June 6: Of the Struggle, Between Despair and Hope


1 Kings 1:1-53

Act 4:1-37

Psalm 124:1-8

Proverbs 16:24


   "Indeed Herod and Pontius Pilate met together with the Gentiles and the people of Israel in this city to conspire against your holy servant Jesus, Whom You anointed.  They did what Your power and will had decided beforehand should happen." - Acts 4:27-28


They laid George Floyd to rest today.  I don't know them, but can only assume his family must still be in the agonizing pain of cruel, unexpected, criminal loss.  Most people will know who George is; fewer will know David Patrick Underwood, a federal law enforcement officer who was shot during the protests in Oakland.  His family is getting to know the pain of loss four days after Mr Floyd's.  Who else?  There's Calvin Horton, killed by a shop owner whose store Mr Horton was reportedly trying to loot, and Barry Perkins, a protester run over by a Fedex truck whose driver was fleeing looters.  The list is long.  


I imagine the families of the deceased will, at some point, ask why.  Why, as the verse put it, the fates conspired against their loved one.  They might read the passage above, and might come to one of three interpretations.

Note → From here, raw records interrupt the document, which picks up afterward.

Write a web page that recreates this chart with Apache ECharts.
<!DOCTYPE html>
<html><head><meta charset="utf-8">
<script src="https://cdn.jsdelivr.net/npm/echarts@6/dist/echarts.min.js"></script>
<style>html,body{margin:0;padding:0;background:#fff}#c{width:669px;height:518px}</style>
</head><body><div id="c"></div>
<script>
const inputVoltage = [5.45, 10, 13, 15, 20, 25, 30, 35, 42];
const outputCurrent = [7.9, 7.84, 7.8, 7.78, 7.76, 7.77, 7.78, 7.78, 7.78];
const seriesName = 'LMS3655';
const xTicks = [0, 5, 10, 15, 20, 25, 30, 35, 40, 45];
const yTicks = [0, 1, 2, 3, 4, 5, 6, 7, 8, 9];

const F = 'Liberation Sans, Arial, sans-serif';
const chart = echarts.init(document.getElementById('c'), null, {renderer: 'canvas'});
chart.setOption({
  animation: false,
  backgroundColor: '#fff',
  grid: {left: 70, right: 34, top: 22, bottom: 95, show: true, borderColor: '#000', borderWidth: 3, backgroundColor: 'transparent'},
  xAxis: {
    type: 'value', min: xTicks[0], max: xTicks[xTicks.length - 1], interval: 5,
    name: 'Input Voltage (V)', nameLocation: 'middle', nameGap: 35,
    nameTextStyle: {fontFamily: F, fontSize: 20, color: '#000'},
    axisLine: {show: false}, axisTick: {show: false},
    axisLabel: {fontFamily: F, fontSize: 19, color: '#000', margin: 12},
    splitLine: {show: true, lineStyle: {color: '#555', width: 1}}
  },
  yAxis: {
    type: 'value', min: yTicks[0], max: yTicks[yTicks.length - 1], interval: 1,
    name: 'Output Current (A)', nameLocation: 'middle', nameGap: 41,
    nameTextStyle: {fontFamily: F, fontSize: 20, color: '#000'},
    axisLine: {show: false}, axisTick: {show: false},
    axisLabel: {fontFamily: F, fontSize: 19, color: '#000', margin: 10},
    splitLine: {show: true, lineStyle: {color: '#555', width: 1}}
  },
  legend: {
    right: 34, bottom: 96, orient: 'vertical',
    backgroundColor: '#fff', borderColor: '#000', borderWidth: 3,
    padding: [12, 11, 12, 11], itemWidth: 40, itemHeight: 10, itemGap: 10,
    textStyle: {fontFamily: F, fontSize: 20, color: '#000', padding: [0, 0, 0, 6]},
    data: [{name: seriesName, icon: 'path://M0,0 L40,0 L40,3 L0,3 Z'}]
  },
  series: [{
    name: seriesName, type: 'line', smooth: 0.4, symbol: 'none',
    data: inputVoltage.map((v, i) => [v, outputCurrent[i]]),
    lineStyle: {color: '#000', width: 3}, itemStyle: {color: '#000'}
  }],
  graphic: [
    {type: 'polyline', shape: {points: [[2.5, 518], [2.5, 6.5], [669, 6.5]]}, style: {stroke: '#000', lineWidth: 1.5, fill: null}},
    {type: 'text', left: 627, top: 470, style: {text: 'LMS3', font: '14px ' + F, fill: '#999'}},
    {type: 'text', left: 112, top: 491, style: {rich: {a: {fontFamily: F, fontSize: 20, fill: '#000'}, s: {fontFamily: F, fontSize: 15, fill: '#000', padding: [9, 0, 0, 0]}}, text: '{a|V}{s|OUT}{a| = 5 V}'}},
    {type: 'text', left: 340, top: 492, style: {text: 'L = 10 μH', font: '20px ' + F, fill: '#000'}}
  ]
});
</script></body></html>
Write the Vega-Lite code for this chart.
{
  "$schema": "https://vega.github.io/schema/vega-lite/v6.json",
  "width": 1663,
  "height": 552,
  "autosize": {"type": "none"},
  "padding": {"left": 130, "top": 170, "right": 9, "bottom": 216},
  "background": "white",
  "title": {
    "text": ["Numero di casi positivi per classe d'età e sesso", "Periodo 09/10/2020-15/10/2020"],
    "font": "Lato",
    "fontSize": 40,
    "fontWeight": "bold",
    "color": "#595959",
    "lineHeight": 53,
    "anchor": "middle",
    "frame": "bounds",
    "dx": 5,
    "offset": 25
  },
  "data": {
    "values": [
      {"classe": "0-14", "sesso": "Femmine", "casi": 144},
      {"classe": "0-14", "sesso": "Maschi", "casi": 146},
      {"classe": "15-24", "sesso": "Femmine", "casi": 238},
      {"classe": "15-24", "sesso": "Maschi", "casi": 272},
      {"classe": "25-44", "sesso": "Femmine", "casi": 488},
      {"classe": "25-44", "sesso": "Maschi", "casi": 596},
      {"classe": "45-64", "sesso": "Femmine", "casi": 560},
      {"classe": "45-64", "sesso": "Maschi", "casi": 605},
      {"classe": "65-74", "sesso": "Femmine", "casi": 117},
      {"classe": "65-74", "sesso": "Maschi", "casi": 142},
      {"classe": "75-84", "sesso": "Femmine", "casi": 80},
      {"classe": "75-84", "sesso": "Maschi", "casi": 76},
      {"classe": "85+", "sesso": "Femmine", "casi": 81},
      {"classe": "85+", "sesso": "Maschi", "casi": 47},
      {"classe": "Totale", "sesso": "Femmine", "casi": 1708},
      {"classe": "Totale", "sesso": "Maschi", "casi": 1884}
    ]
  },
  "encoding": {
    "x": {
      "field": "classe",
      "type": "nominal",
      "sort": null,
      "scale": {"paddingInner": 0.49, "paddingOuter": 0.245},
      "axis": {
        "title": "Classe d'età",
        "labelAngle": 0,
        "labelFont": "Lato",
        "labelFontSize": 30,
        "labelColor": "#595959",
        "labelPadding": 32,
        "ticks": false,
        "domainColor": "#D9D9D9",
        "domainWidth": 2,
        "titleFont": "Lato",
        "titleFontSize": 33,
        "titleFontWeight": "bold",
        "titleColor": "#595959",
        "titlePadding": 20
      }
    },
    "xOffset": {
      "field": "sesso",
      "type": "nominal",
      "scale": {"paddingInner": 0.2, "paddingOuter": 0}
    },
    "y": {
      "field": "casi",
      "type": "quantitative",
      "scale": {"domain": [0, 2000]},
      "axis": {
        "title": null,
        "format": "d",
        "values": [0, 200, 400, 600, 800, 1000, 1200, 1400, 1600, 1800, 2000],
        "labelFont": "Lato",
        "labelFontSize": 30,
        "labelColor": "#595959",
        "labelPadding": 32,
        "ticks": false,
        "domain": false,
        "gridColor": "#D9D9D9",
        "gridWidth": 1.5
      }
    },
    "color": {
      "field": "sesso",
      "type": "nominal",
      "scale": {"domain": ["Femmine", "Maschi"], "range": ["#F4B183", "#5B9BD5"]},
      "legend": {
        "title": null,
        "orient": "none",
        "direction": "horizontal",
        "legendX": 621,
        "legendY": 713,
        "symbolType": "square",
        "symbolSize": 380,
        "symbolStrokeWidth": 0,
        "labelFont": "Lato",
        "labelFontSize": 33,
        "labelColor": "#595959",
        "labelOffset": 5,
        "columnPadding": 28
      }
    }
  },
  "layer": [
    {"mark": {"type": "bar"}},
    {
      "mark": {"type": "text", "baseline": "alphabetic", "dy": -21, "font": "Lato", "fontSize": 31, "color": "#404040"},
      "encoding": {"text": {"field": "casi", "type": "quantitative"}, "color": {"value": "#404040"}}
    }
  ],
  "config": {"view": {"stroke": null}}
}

The first, a contradiction of the passage, that God was absent.  He wasn't around, which is why this happened.  That, as Martha said in John 11:21, "if you had been here, my brother would not have died."  I don't think that's what the passage says.   And that leads to despair, at the senselessness of it all.


The second, an interpretation of the passage, that God was present - and He was responsible.  That God caused their loved one's death, and caused all the pain that came with it.  I don't think that's what the passage says, either.  And that too leads to despair, at the purposeful cruelty of it all.  


The third, an interpretation of the passage, in the context of its subject - the Lord Jesus, and what He went through - that God was present, and as He permitted - FOR HIS PURPOSES -  the agony that came to Jesus, and that led to His triumph over the grave and the atonement for our sins, He too permits - FOR HIS PURPOSES - our loved ones' passing and the tide of pain that follows.  And if His purposes for Jesus's suffering were good, then so too will HIs purposes for us, and for our loved ones who have passed.  This is what I think the passage says.  And it leads to hope, at the loving purpose of it all.  


In the rip tide of pain, it isn't easy to lift one's head above the water and see, much less swim towards this third interpretation.  The temptation to blame, to lash out, to perpetuate a cycle of pain is great.  I pray, not just for Mr. Floyd's family, but for everyone his death has touched with pain of death, injury and loss, that they - that we, all, decide to see these losses through the certainty of a loving God's plan.  It may not take the pain away, but it may make it easier to bear.